Primetime games are showcases for players and the NFL brand, but at this time of year, it’s also an opportunity for some potential coaches to put themselves on the map.
Take Monday’s game between the Bills and Patriots. That showdown featured a duel between a darn good coach (Sean McDermott) and the best ever (Bill Belichick). More to the point, the matchup also featured Bills Offensive Coordinator Brian Daboll and his Patriots counterpart Josh McDaniels. Not only do those two orchestrate top-10 scoring offenses, but both were also reportedly on a short-list of head-coaching candidates the Bears would consider if/when they dump Matt Nagy.

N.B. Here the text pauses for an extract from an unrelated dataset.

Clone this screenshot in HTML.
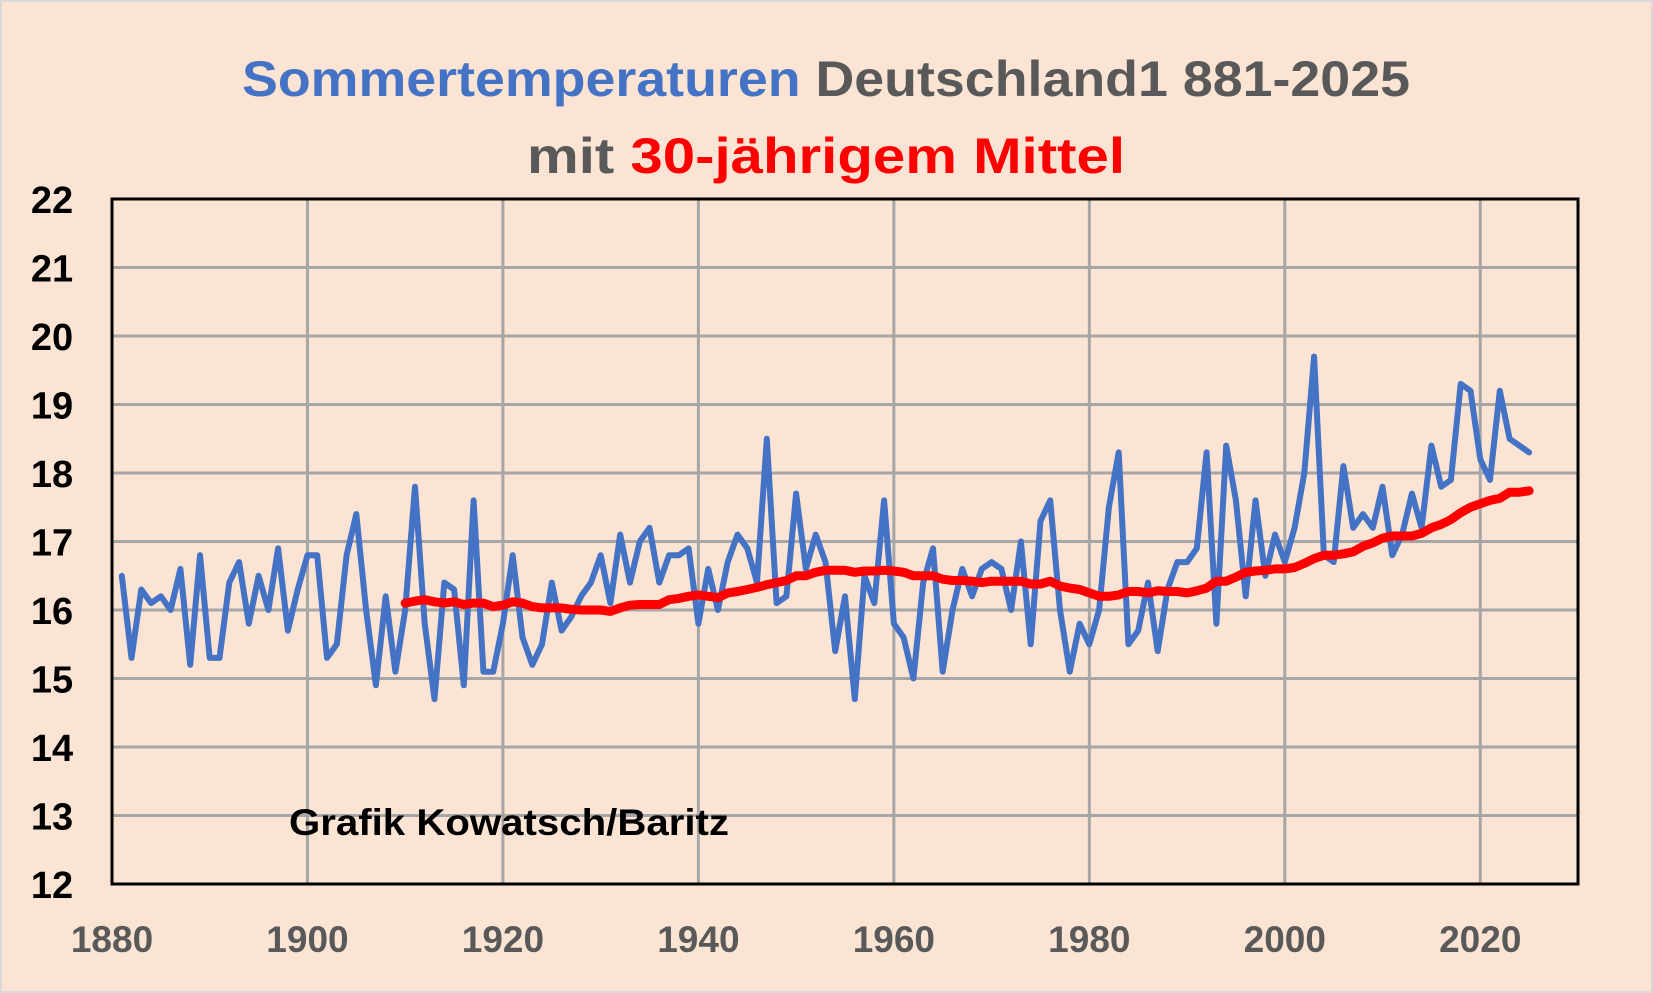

And I think it McDaniels parlaying his team’s Monday Night Football appearance into re-claiming a spot on our radars:
I know the Daboll squad has numbers. But those Pats stats got me thinking about McDaniels getting a second chance to be a head coach… pic.twitter.com/bOKOoDXMoB
— Bleacher Nation Bears (@BN_Bears) December 7, 2021
All. Three. Throws.
*A play-action design
*Another play-action design
*A professional screen pic.twitter.com/gEi34gehfX
— Mark Schofield (@MarkSchofield) December 7, 2021
McDaniels’ past comes with some notable red flags (in terms of his football history), but you can’t watch the Patriots’ plan of attack — put together by McDaniels — without respectfully being in awe. It’s as simple as that. McDaniels follows the Belichickian philosophy that game-planning the opponent is as important as the scheme, itself. And last night was just one example of it working. The scheme isn’t the draw. It’s the process of creating an opponent-specific plan that will win this week’s game.
By contrast, sometimes, it feels like the Bears don’t have a plan, at all.
And just so we’re crystal clear … this isn’t about running the football for the sake of running the football (although, the meatball in me loves an old-fashioned stuff-it-in-your-face ground-and-pound game every once in a while). But instead, it’s about doing whatever a situation calls for to win a certain game. Whether it is running it 40 times, calling 40 drop-backs, or landing somewhere in between, doing what it takes to win takes priority in New England. And that is something Bears fans should be willing to get behind.
I might not like it any more than you do, the Bears are in no position to turn their nose up at an option as intriguing as McDaniels.
But there’s a “but” to consider. Two, actually.
First, McDaniels’ reputation precedes him, and that isn’t easily shaken off. He did damage to relationships upon arrival in Denver. When he was given a chance to land on his feet in St. Louis as the Rams’ offensive coordinator, McDaniels fumbled the bag. It wasn’t until he returned to New England, paid his dues, and rebuilt his brand when McDaniels found his way into head-coach candidacy conversations. Even then, he jumbled that when he left the Colts at the altar after getting cold feet.
Second, the Bears’ head-coaching position still isn’t open yet. There have been rumors suggesting Matt Nagy’s time is coming to an end. And candidate names are already being dropped around football circles. But there’s nothing officially official just yet. And we know enough to put the cart in front of the horse when it comes to the Bears making what should be the easiest and most logical decisions.
In other words, we still have a ways to go here. But it’s never too early to start making a list, just in case it comes up on us quicker than we think. And for what it’s worth, we’ve got McDaniels’ résumé already on file. Although, we’ll want to freshen it up if it comes to it.